Ana madde: Felsefe listesi

Kelimenin diğer kullanımları

Bir bilim dalı veya bir bilim disiplini olmamasına rağmen "düşün" ve "bilim" sözcüklerinin birleştirilmesiyle Türkçeleştirilmeye çalışılmış olan "felsefe" sözcüğünün birinci anlamı dışındaki anlamlarıyla ilgili olarak aşağıdakiler gösterilebilir:
  • Bir filozofun, bir felsefe okulunun, bir çağın öğretisi anlamında da kullanılır. Ör: Aristo felsefesi
  • Bir bilimin veya bilgi alanının temelini oluşturan ilkeler bütünü anlamında kullanılır. Ör: Matematik felsefesi
  • Bir trajediye felsefi yaklaşmak, duygusal reaksiyonlar yerine, entelektüel bir mesafeden bakmak anlamına gelebilir. Bu tanım Sokrates'le ilgili bir örnekten kaynaklanmaktadır. Sokrat baldıran zehrini içmeden önce sakin bir şekilde takipçileriyle ruhun doğasını tartışmıştır.
  • Halk arasındaki kullanımıyla edinilmiş bilgi veya bir insanın hayat görüşü veya bir şeye erişmenin arkasındaki yöntem veya prensipler olarak da kullanılmaktadır. Buna aynı zamanda dünya görüşü de denilir.
  • Bir konuda soyut düşünmek anlamına gelir. Ör: "Uzun felsefelerden sonra Mediha'yı benden çok sevdiğini anlatıyor." H.E. Adıvar[20]
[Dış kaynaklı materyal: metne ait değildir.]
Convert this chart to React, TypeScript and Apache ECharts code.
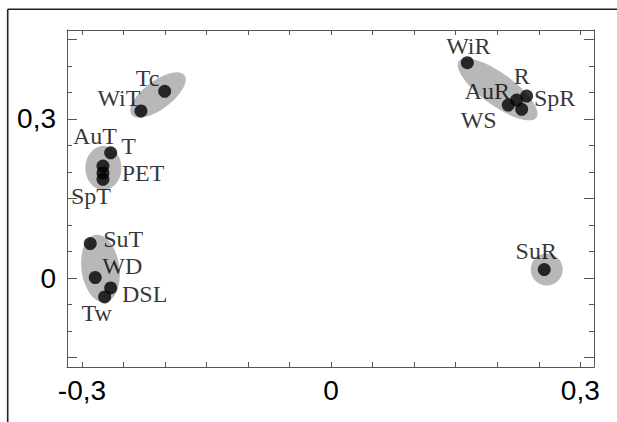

Felsefenin diğer alanlarla ilişkisi

Bilim ve Felsefe

  • Bilim ve Felsefe insan aklının ürünüdür
  • Her iki bilimde evreni açıklamak için çalışmalar yapar.
  • Felsefe olması gerekeni işlerken, Bilim var olanı inceler
  • Felsefe kurgusal ve tutarlı açıklamalar yaparken, Bilim deney ve gözlem metodunu kullanır.
  • Felsefede yığılma vardır ilerleme yoktur, Bilim ise durağan değildir.

Felsefe ve Din

  • Felsefe ile Din insanı ve evreni açıklamaya çalışır.
  • Felsefe eleştireldir ve kuşkuya yer verir, Din ise eleştiriye ve kuşkuya yer vermez.

Felsefe ve Sanat[


  • Felsefe ile Sanat özneldir.
  • Her iki dalda eleştiriye dayanır.
  • Her ikiside yaratıcı zekaya dayanır.
  • Her iki dalda insanı ve evreni açıklamaya çalışır.
  • Felsefe hakikatı ararken, Sanat güzeli arar.
  • Felsefe akla dayanırken, Sanat duygulara dayanır.